:: Data entries ::

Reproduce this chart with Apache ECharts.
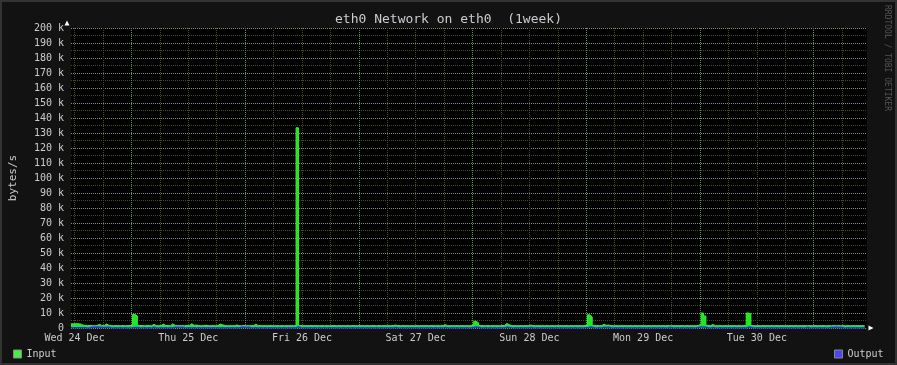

:::
:: Data entries ::

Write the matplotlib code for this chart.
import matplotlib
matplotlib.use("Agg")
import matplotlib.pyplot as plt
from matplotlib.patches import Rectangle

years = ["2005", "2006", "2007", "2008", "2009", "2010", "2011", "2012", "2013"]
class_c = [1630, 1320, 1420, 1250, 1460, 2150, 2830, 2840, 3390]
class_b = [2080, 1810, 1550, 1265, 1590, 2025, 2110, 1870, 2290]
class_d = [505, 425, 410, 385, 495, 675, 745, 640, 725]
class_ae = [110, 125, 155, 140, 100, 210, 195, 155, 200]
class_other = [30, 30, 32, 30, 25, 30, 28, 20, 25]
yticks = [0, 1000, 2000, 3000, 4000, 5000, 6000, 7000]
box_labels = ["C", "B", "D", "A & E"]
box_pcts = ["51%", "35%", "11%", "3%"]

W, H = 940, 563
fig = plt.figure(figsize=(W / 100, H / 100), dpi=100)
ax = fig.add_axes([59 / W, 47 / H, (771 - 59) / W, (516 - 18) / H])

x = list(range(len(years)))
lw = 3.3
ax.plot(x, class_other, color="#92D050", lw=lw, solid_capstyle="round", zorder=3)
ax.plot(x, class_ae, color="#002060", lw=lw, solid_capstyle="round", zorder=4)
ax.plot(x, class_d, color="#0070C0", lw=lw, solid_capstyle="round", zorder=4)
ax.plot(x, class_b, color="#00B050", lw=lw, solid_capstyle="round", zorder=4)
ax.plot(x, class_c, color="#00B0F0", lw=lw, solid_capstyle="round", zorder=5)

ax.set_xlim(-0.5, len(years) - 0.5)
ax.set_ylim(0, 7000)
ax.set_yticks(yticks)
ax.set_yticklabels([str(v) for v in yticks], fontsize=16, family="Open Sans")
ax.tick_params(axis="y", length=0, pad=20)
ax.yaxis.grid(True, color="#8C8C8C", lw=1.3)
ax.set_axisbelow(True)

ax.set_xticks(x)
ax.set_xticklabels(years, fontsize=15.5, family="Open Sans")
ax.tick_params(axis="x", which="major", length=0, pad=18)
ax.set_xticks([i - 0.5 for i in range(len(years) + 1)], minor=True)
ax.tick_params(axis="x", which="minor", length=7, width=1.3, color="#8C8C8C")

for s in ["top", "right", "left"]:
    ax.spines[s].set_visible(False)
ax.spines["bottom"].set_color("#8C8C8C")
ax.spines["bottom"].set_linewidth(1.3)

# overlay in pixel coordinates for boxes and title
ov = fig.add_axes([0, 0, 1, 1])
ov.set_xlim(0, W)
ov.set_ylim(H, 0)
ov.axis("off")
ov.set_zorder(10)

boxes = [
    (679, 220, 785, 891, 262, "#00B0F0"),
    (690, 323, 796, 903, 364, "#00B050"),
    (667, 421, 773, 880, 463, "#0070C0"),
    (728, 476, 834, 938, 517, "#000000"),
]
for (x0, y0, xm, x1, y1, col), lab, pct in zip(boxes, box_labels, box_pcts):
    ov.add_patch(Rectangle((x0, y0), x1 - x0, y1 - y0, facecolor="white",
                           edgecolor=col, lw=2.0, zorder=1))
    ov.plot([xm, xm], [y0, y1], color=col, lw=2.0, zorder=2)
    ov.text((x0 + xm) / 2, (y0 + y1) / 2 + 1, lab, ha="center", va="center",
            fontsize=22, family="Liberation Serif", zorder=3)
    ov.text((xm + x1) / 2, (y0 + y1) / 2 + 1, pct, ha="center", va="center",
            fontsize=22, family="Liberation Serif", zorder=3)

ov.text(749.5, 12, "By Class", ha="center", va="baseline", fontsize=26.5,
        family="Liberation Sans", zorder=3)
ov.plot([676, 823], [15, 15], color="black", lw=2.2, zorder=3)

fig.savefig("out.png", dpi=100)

:::

→ Task directions: In how many lines does the word "chart" appear? Respond with the number alone.

→ Correct answer: 2